Texas A&M athletic director Bill Byrne reached out to his counterpart at the state capitol on Friday afternoon regarding the continuation of the Texas-Texas A&M rivalry after the Aggies make their 2012 move to the SEC and was told that the Longhorns have no room on their non-conference schedule to play the Aggies at least through 2018.
As Texas A&M coaches also reached out to Texas coaches in other sports, only the tennis team has currently replied to requests to continue the rivalry in those sports as well, declining the offer to play A&M.
Meanwhile, state senator Tommy Williams, a Republican from The Woodlands, is starting to make noise in the legislature, saying that he will file legislation that would instruct both schools to continue the rivalry. While it's understandable that the legislature declined to get involved in attempting to keep A&M in the Big 12, why get involved now and tell Texas what to do?
After all, as DeLoss Dodds has said in recent weeks, A&M was the one who left the conference, destabilizing it to the point where it barely survived once again.
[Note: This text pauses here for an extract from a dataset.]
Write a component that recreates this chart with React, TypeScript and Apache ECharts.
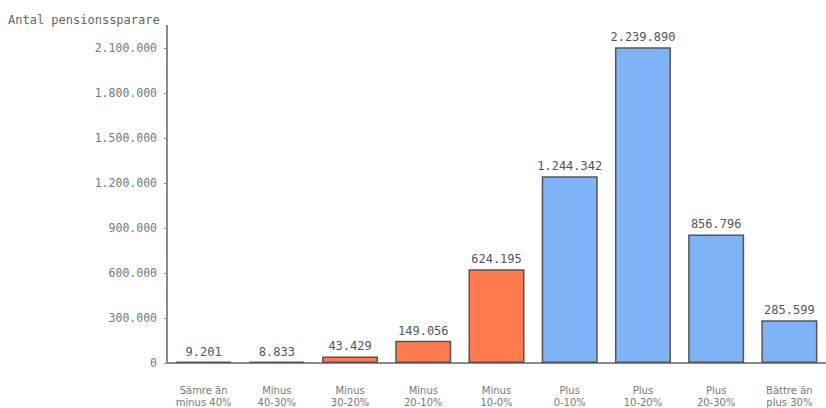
import React, { useEffect, useRef } from "react";
import * as echarts from "echarts";

const categories: string[] = [
  "Sämre än\nminus 40%",
  "Minus\n40-30%",
  "Minus\n30-20%",
  "Minus\n20-10%",
  "Minus\n10-0%",
  "Plus\n0-10%",
  "Plus\n10-20%",
  "Plus\n20-30%",
  "Bättre än\nplus 30%",
];
const values: number[] = [9201, 8833, 43429, 149056, 624195, 1244342, 2239890, 856796, 285599];
const isLoss: boolean[] = [true, true, true, true, true, false, false, false, false];
const yAxisTitle = "Antal pensionssparare";
const yMax = 2100000;
const yInterval = 300000;

const fmt = (v: number) => String(Math.round(v)).replace(/\B(?=(\d{3})+(?!\d))/g, ".");

const ORANGE = "#FF7A4D";
const BLUE = "#7EB4F6";

export default function App() {
  const ref = useRef<HTMLDivElement>(null);
  useEffect(() => {
    if (!ref.current) return;
    const chart = echarts.init(ref.current, null, { renderer: "svg" });
    chart.setOption({
      animation: false,
      backgroundColor: "#ffffff",
      grid: { left: 167, right: -7, top: 48, bottom: 44, containLabel: false },
      graphic: [
        {
          type: "text",
          left: 8,
          top: 14,
          style: {
            text: yAxisTitle,
            font: "12px 'DejaVu Sans Mono'",
            fill: "#666",
          },
        },
        {
          type: "line",
          shape: { x1: 167, y1: 25, x2: 167, y2: 48 },
          style: { stroke: "#8a8a8a", lineWidth: 2 },
        },
      ],
      xAxis: {
        type: "category",
        data: categories,
        axisLine: { show: true, lineStyle: { color: "#8a8a8a", width: 2 } },
        axisTick: { show: false },
        axisLabel: {
          interval: 0,
          margin: 21,
          color: "#777",
          fontFamily: "DejaVu Sans",
          fontSize: 10,
          lineHeight: 12,
        },
      },
      yAxis: {
        type: "value",
        min: 0,
        max: yMax,
        interval: yInterval,
        axisLine: { show: true, lineStyle: { color: "#8a8a8a", width: 2 } },
        axisTick: { show: true, length: 3, lineStyle: { color: "#8a8a8a" } },
        splitLine: { show: false },
        axisLabel: {
          margin: 10,
          color: "#777",
          fontFamily: "DejaVu Sans Mono",
          fontSize: 11.5,
          formatter: (v: number) => fmt(v),
        },
      },
      series: [
        {
          type: "bar",
          clip: true,
          barWidth: 56,
          data: values.map((v, i) => ({
            value: v,
            itemStyle: { color: isLoss[i] ? ORANGE : BLUE },
          })),
          itemStyle: { borderColor: "#555", borderWidth: 1.5 },
          label: {
            show: true,
            position: "top",
            distance: 4,
            color: "#555",
            fontFamily: "DejaVu Sans Mono",
            fontSize: 12,
            formatter: (p: any) => fmt(p.value),
          },
        },
      ],
    });
    return () => chart.dispose();
  }, []);
  return (
    <div
      ref={ref}
      style={{ position: "fixed", left: 0, top: 0, width: 826, height: 408 }}
    />
  );
}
If the Aggies so desperately wanted to continue the rivalry with Texas, why leave the conference? Perhaps Dodds and the Texas administration are declining to play the Aggies as payback for bailing on the league and if so, don't the Longhorns have that right? This is the consequence of making the decision to leave. Own it, Aggies. Of course, it's probably still more convenient to blame everything on Texas, as always.
Earlier in the week, interim commissioner Chuck Neinas indicated that the Longhorns are not currently considering newest Big 12 member TCU as a potential opponent on Thanksgiving, leaving the opponent for that date up in the air, though Texas will continue to play a T-day game. Texas Tech has expressed a desire to take A&M's spot.